イメージ 1

ベートーヴェン:

交響曲第3番変ホ長調作品55《英雄》 

序曲《コリオラン》作品62
 
ブルーノ・ワルター 指揮
コロンビア交響楽団
 
(1958,CBS)
 

 


 
言わずと知れた名盤。
 
もったいないことに、このようなレコードの良さが、昔はよく分からなかったのだ。
 
ステレオ初期の巨匠のロマンティックな演奏があってこそ、次の世代の(精鋭としての)カラヤンが醸す「斬新さ」がもて囃やされたのだと思う。カラヤン&ベルリン・フィルの80年代の録音は、現代の都会人にしっくりくる演奏である(時間に追われる現代人に相応しく、例えばテンポは早く、音の現れ方が鋭い)。カラヤンのはいつも聴いている愛聴CDだから、私の中では「お気に入り」には違いない。
 
しかし、いまから思うと、聴く順序がちょいと違っていたのかもしれない。
 
この盤は、ワルターが死ぬちょっと前の録音群で、オケもハリウッド映画の伴奏部門の奏者の寄せ集めだったというのは有名な話。

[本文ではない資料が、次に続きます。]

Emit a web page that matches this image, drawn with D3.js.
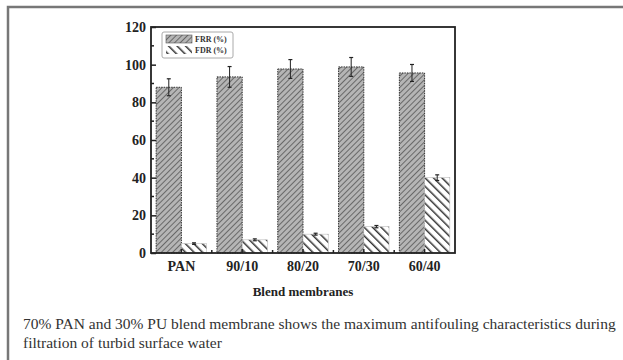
<!DOCTYPE html>
<html>
<head>
<meta charset="utf-8">
<script src="https://d3js.org/d3.v7.min.js"></script>
<style>
  body { margin: 0; background: #fff; }
  svg text { font-family: "Liberation Serif", "Times New Roman", serif; }
</style>
</head>
<body>
<div id="chart"></div>
<script>
// data
var categories = ["PAN", "90/10", "80/20", "70/30", "60/40"];
var series = ["FRR (%)", "FDR (%)"];
var frr = [88, 93.5, 97.7, 98.8, 95.6];
var frrErr = [4.5, 5.5, 5, 5, 4.5];
var fdr = [5, 7, 10, 14, 40];
var fdrErr = [0.4, 0.5, 0.5, 0.6, 1.5];
var yTicks = [0, 20, 40, 60, 80, 100, 120];
var caption = ["70% PAN and 30% PU blend membrane shows the maximum antifouling characteristics during",
               "filtration of turbid surface water"];

var W = 623, H = 360;
var pl = 151, pr = 455, pt = 27, pb = 253;
var serif = "'Liberation Serif', 'Times New Roman', serif";

var svg = d3.select("#chart").append("svg")
    .attr("width", W).attr("height", H);

// hatch patterns
var defs = svg.append("defs");
var p1 = defs.append("pattern").attr("id", "hatchFRR")
    .attr("patternUnits", "userSpaceOnUse").attr("width", 4).attr("height", 4)
    .attr("patternTransform", "rotate(45)");
p1.append("rect").attr("width", 4).attr("height", 4).attr("fill", "#b5b5b5");
p1.append("line").attr("x1", 0).attr("y1", 0).attr("x2", 0).attr("y2", 4)
    .attr("stroke", "#555").attr("stroke-width", 1.6);

var p2 = defs.append("pattern").attr("id", "hatchFDR")
    .attr("patternUnits", "userSpaceOnUse").attr("width", 6).attr("height", 6)
    .attr("patternTransform", "rotate(-45)");
p2.append("rect").attr("width", 6).attr("height", 6).attr("fill", "#fff");
p2.append("line").attr("x1", 0).attr("y1", 0).attr("x2", 0).attr("y2", 6)
    .attr("stroke", "#333").attr("stroke-width", 3);

// outer grey frame of the picture
svg.append("path")
    .attr("d", "M8,360 L8,7 L623,7")
    .attr("fill", "none").attr("stroke", "#777").attr("stroke-width", 2.5);

var x = d3.scaleBand().domain(categories).range([pl, pr]).padding(0);
var y = d3.scaleLinear().domain([0, 120]).range([pb, pt]);
var barW = x.bandwidth() * 0.415;

var g = svg.append("g");

// FRR bars
g.selectAll(".frr").data(categories).enter().append("rect")
    .attr("x", function(d) { return x(d) + x.bandwidth() / 2 - barW; })
    .attr("y", function(d, i) { return y(frr[i]); })
    .attr("width", barW)
    .attr("height", function(d, i) { return y(0) - y(frr[i]); })
    .attr("fill", "url(#hatchFRR)")
    .attr("stroke", "#333").attr("stroke-width", 1).attr("stroke-dasharray", "1.5,1");

// FDR bars
g.selectAll(".fdr").data(categories).enter().append("rect")
    .attr("x", function(d) { return x(d) + x.bandwidth() / 2; })
    .attr("y", function(d, i) { return y(fdr[i]); })
    .attr("width", barW)
    .attr("height", function(d, i) { return y(0) - y(fdr[i]); })
    .attr("fill", "url(#hatchFDR)")
    .attr("stroke", "#bbb").attr("stroke-width", 0.6);

// error bars
function errBars(vals, errs, off) {
  categories.forEach(function(c, i) {
    var cx = x(c) + x.bandwidth() / 2 + off;
    var y1 = y(vals[i] + errs[i]), y2 = y(vals[i] - errs[i]);
    g.append("line").attr("x1", cx).attr("x2", cx).attr("y1", y1).attr("y2", y2)
        .attr("stroke", "#222").attr("stroke-width", 1);
    [y1, y2].forEach(function(yy) {
      g.append("line").attr("x1", cx - 2).attr("x2", cx + 2).attr("y1", yy).attr("y2", yy)
          .attr("stroke", "#222").attr("stroke-width", 1.2);
    });
  });
}
errBars(frr, frrErr, -barW / 2);
errBars(fdr, fdrErr, barW / 2);

// plot frame
svg.append("rect").attr("x", pl).attr("y", pt)
    .attr("width", pr - pl).attr("height", pb - pt)
    .attr("fill", "none").attr("stroke", "#222").attr("stroke-width", 1.8);

// y axis: ticks inward
var yAxis = d3.axisLeft(y).tickValues(yTicks).tickSize(-5).tickPadding(5).tickFormat(d3.format("d"));
var ya = svg.append("g").attr("transform", "translate(" + pl + ",0)").call(yAxis);
ya.attr("font-family", serif);
ya.select(".domain").remove();
ya.selectAll("line").attr("stroke", "#222").attr("stroke-width", 1.5);
ya.selectAll("text").attr("font-size", 14).attr("font-weight", "bold").attr("fill", "#222");
var minor = d3.range(10, 120, 20);
svg.selectAll(".ymin").data(minor).enter().append("line")
    .attr("x1", pl).attr("x2", pl + 3)
    .attr("y1", function(d) { return y(d); }).attr("y2", function(d) { return y(d); })
    .attr("stroke", "#222").attr("stroke-width", 1.5);

// x axis
var xAxis = d3.axisBottom(x).tickSize(-4).tickPadding(8);
var xa = svg.append("g").attr("transform", "translate(0," + pb + ")").call(xAxis);
xa.attr("font-family", serif);
xa.select(".domain").remove();
xa.selectAll("line").attr("stroke", "#222").attr("stroke-width", 1.5);
xa.selectAll("text").attr("font-size", 14).attr("font-weight", "bold").attr("fill", "#222");
svg.selectAll(".xmin").data(categories.slice(1)).enter().append("line")
    .attr("x1", function(d) { return x(d); }).attr("x2", function(d) { return x(d); })
    .attr("y1", pb).attr("y2", pb - 3)
    .attr("stroke", "#222").attr("stroke-width", 1.5);

svg.append("text").attr("x", (pl + pr) / 2).attr("y", 296)
    .attr("text-anchor", "middle").attr("font-size", 13).attr("font-weight", "bold")
    .attr("font-family", serif).attr("fill", "#222").text("Blend membranes");

// legend
var lg = svg.append("g").attr("transform", "translate(162,32)");
lg.append("rect").attr("width", 71).attr("height", 26).attr("rx", 2)
    .attr("fill", "#fff").attr("stroke", "#aaa").attr("stroke-width", 1);
series.forEach(function(s, i) {
  lg.append("rect").attr("x", 4).attr("y", 3 + i * 11).attr("width", 26).attr("height", 8)
      .attr("fill", i === 0 ? "url(#hatchFRR)" : "url(#hatchFDR)")
      .attr("stroke", i === 0 ? "#555" : "none").attr("stroke-width", 0.6);
  lg.append("text").attr("x", 33).attr("y", 10 + i * 11)
      .attr("font-size", 8).attr("font-weight", "bold").attr("font-family", serif)
      .attr("fill", "#333").text(s);
});

// caption
svg.selectAll(".cap").data(caption).enter().append("text")
    .attr("x", 23).attr("y", function(d, i) { return 329 + i * 19; })
    .attr("font-size", 15.5).attr("font-family", serif)
    .attr("fill", "#333").text(function(d) { return d; });
</script>
</body>
</html>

レコード会社が、引退してビバリーヒルズに隠居していたワルターを担ぎ出して一攫千金を期して吹き込んだレコードだそうな。
 
それにしても、そんなご老体で、これだけオケを見事にコントロールできるのものだろうか?
 
オケのもともとの技量? それともプロデューサーの指示?
 
ロマンのない話で、“神”に纏わる疑問として相応しくないのは自覚しているのだが、これが本当に「晩年のワルターの吸引力による名演」なのかどうか、デジタル世代の私には分かりかねる、というのが本音なのである(というより信じられないのである)。
 
いやいや、ワルターは晩年でなく、もっと昔のモノラル盤の方がいいんだよ、という評はともかくも。
 
当盤の演奏は本当に「宇宙」とつながっているよう。「サムシング・グレート」と一体化する大きな大きな音楽だと思った。